Succession planning is a talent management process. For key employees, those whose positions within Apple are too critical to be left vacant or staffed by someone who doesn’t have a clue about the task at hand, the board of directors is responsible for identifying and developing a talent pool. These leaders-in-waiting will be used to ensure effective continuity and growth of the company.
Succession planning is a primary concern for Apple’s shareholders. Many institutional and individual investors have chosen to hold Apple’s stock for the long haul. They want to know that the company is planning predictably over that time frame as well.
So why is this important to Apple?
Over the last year, the state of Steve Job’s health has raised a chorus of questions about Apple’s succession planning. What would happen to Apple if Steve was no longer able to do his job as CEO? Is Tim Cook the next “Steve?” Why isn’t the board making a clearer statement about this issue? These question create uncertainty, and investors don’t like uncertainty (as can be seen by the January lows in Apple’s stock price).

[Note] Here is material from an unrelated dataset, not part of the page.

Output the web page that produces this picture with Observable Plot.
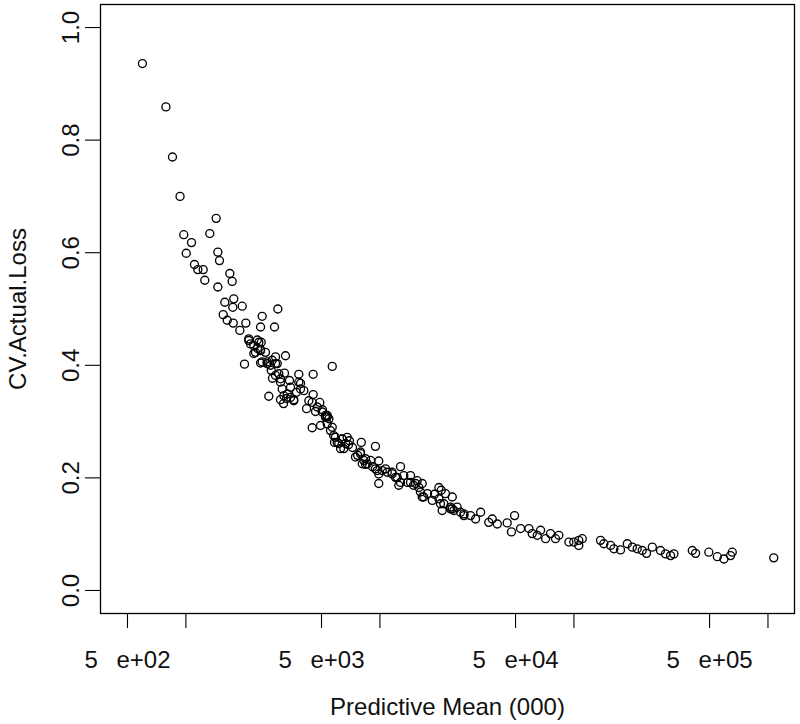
<!DOCTYPE html>
<html>
<head>
<meta charset="utf-8">
<script src="https://cdn.jsdelivr.net/npm/d3@7"></script>
<script src="https://cdn.jsdelivr.net/npm/@observablehq/plot@0.6"></script>
<style>
  html, body { margin: 0; padding: 0; background: #fff; }
  #chart { width: 800px; height: 724px; }
  svg text { font-family: "Liberation Sans", Arial, sans-serif; }
</style>
</head>
<body>
<div id="chart"></div>
<script>
const predictiveMean = [597, 789, 853, 933, 1432, 1328, 975, 1069, 1004, 1461, 1490, 1107, 1152, 1228, 1251, 1684, 1732, 1461, 1587, 1765, 1745, 1951, 2977, 1557, 1633, 1754, 1897, 2036, 2473, 2426, 2862, 2109, 2333, 2153, 2444, 2239, 2426, 2005, 2426, 2624, 2729, 2897, 3261, 2956, 2753, 3013, 5680, 3223, 3819, 4529, 3074, 3461, 3899, 4053, 2675, 3074, 3302, 3597, 3330, 4529, 4301, 4898, 4188, 4656, 5348, 4477, 4943, 5680, 5248, 5458, 5902, 6397, 6776, 6138, 6516, 8017, 9484, 7482, 7943, 8433, 8954, 9863, 9683, 10690, 11560, 12770, 13280, 14380, 15560, 16520, 12510, 9863, 16830, 18620, 20140, 21780, 23600, 20510, 25000, 27100, 23600, 20700, 20940, 23120, 29310, 31120, 33040, 37930, 36390, 40270, 45290, 49430, 47640, 53080, 58610, 60950, 64710, 67300, 71450, 75700, 80350, 83560, 94190, 99800, 105900, 110400, 105900, 137100, 142600, 154500, 160700, 173800, 188300, 200000, 211800, 224900, 236600, 253500, 279300, 296500, 314800, 327300, 407400, 423600, 495500, 548300, 592900, 641200, 654600, 1071000,
  6890, 7222, 8433, 9162, 12030, 13870, 14900, 17590, 19100, 2339, 2572, 2794, 3420, 3715, 3186, 5058, 5562, 5834,
  5244, 5348, 5781, 6026, 6397, 6653, 6266, 6966, 7674, 7943, 8260, 8610, 8110, 9484, 10280, 10910, 11560, 12280, 12770, 9863, 14380, 15270, 15870, 16180, 16520, 20140, 21340, 23120, 24050, 26020, 27100,
  2109, 2239, 2377, 2284, 2426, 2473, 2624, 2786, 2897, 2897, 3074, 3135, 3199, 3461, 3597, 3819, 3899, 4477, 4753, 5043, 5348];
const cvActualLoss = [0.936, 0.859, 0.770, 0.700, 0.661, 0.634, 0.632, 0.618, 0.599, 0.601, 0.586, 0.579, 0.570, 0.570, 0.551, 0.563, 0.549, 0.539, 0.512, 0.518, 0.503, 0.505, 0.500, 0.490, 0.480, 0.475, 0.462, 0.475, 0.487, 0.468, 0.468, 0.447, 0.445, 0.438, 0.441, 0.421, 0.428, 0.402, 0.404, 0.406, 0.400, 0.415, 0.417, 0.403, 0.391, 0.385, 0.398, 0.386, 0.384, 0.384, 0.370, 0.361, 0.368, 0.355, 0.345, 0.339, 0.341, 0.339, 0.349, 0.348, 0.337, 0.334, 0.323, 0.318, 0.308, 0.289, 0.293, 0.290, 0.311, 0.305, 0.272, 0.269, 0.272, 0.261, 0.252, 0.263, 0.256, 0.237, 0.246, 0.234, 0.231, 0.230, 0.213, 0.216, 0.210, 0.220, 0.204, 0.204, 0.195, 0.190, 0.187, 0.190, 0.166, 0.160, 0.183, 0.172, 0.166, 0.154, 0.148, 0.136, 0.145, 0.178, 0.142, 0.145, 0.133, 0.127, 0.139, 0.127, 0.121, 0.118, 0.120, 0.133, 0.104, 0.110, 0.110, 0.101, 0.098, 0.107, 0.092, 0.101, 0.092, 0.098, 0.086, 0.086, 0.089, 0.092, 0.080, 0.089, 0.083, 0.080, 0.074, 0.072, 0.083, 0.077, 0.074, 0.071, 0.066, 0.077, 0.071, 0.065, 0.062, 0.065, 0.071, 0.066, 0.068, 0.060, 0.056, 0.062, 0.068, 0.058,
  0.259, 0.254, 0.224, 0.220, 0.201, 0.192, 0.187, 0.172, 0.171, 0.430, 0.423, 0.377, 0.373, 0.352, 0.332, 0.321, 0.284, 0.263,
  0.308, 0.296, 0.275, 0.263, 0.269, 0.261, 0.252, 0.266, 0.240, 0.243, 0.231, 0.225, 0.225, 0.216, 0.213, 0.210, 0.207, 0.201, 0.192, 0.207, 0.192, 0.190, 0.183, 0.175, 0.166, 0.163, 0.154, 0.148, 0.142, 0.139, 0.133,
  0.444, 0.435, 0.441, 0.423, 0.426, 0.406, 0.403, 0.409, 0.403, 0.382, 0.376, 0.358, 0.346, 0.343, 0.337, 0.370, 0.358, 0.334, 0.326, 0.317, 0.311];

const xTicks = [500, 1000, 5000, 10000, 50000, 100000, 500000, 1000000];
const xLabelValues = [500, 5000, 50000, 500000];
const xTickLabels = ["5\u2002\u00a0e+02", "5\u2002\u00a0e+03", "5\u2002\u00a0e+04", "5\u2002\u00a0e+05"];
const yTicks = [0, 0.2, 0.4, 0.6, 0.8, 1.0];
const yTickLabels = ["0.0", "0.2", "0.4", "0.6", "0.8", "1.0"];
const xTitle = "Predictive Mean (000)";
const yTitle = "CV.Actual.Loss";

const points = predictiveMean.map((x, i) => ({x, y: cvActualLoss[i]}));
const xLabelData = xLabelValues.map((v, i) => ({v, label: xTickLabels[i]}));
const yLabelData = yTicks.map((v, i) => ({v, label: yTickLabels[i]}));
const font = "Liberation Sans, Arial, sans-serif";

const chart = Plot.plot({
  width: 800,
  height: 724,
  marginLeft: 100,
  marginRight: 6,
  marginTop: 4,
  marginBottom: 111,
  style: {background: "#fff", color: "#000", fontFamily: font},
  x: {type: "log", domain: [363, 1370000], label: null},
  y: {domain: [-0.0409, 1.0409], label: null},
  marks: [
    Plot.frame({stroke: "#000", strokeWidth: 1.3}),
    Plot.dot(points, {x: "x", y: "y", r: 4, stroke: "#000", strokeWidth: 1.35, fill: "none"}),
    Plot.axisX(xTicks, {tickSize: 15, tickFormat: () => "", label: null, stroke: "#000", strokeWidth: 1.1}),
    Plot.axisY(yTicks, {tickSize: 15, tickFormat: () => "", label: null, stroke: "#000", strokeWidth: 1.1}),
    Plot.text(xLabelData, {
      x: "v", text: "label", frameAnchor: "bottom", dy: 47,
      textAnchor: "middle", lineAnchor: "middle", fontSize: 24, fill: "#111"
    }),
    Plot.text(yLabelData, {
      y: "v", text: "label", frameAnchor: "left", dx: -29, rotate: -90,
      textAnchor: "middle", lineAnchor: "middle", fontSize: 24, fill: "#111"
    }),
    Plot.text([yTitle], {
      frameAnchor: "left", dx: -82, rotate: -90, textAnchor: "middle", lineAnchor: "middle",
      fontSize: 24, fill: "#111"
    }),
    Plot.text([xTitle], {
      frameAnchor: "bottom", dy: 94, textAnchor: "middle", lineAnchor: "middle",
      fontSize: 24, fill: "#111"
    })
  ]
});
document.getElementById("chart").appendChild(chart);
</script>
</body>
</html>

The question of succession planning goes beyond just figuring out who will be the next CEO. Transitions in leadership can be disruptive. Selecting a candidate from within the company may provide continuity. However, internal candidates who are not selected may choose to take their chances elsewhere. Selecting a candidate from the outside usually results in the new person bringing in his/her “people” — who possibly displace existing staff. The board’s challenge is to find a leader that works well within the existing corporate culture and, at the same time, brings something exciting and new to the table so he/she is not seen as “Steve 2.0.”
Apple may be able to learn a lot about leadership continuity from companies like Intel (s intc) and Microsoft (s msft).
Over the last 40 years, Intel has maintained a high level of growth and innovation as it has transitioned through five chief executives. Paul Otellini, Intel’s current CEO, worked at the company for more than 30 years before taking the reins, and his top executives have spent their entire careers at Intel. Grooming and predictability are the hallmarks of the Intel approach. For those analysts that think Apple currently has a “deep bench” of capable executives, the Intel approach may be the best option.
On the other hand, the transition of Bill Gates at Microsoft was a planned affair that took more than eight years to complete. A phased, long-term approach would give Apple an opportunity to bring new executives into the spotlight and provide the kind of certainty that both customers and investors are looking for.
Over the next several months, as Steve gets back into a more normal work schedule, I suspect that we will have greater visibility into Apple’s succession planning. My hope is that the company combines the best of the Intel and Microsoft approaches.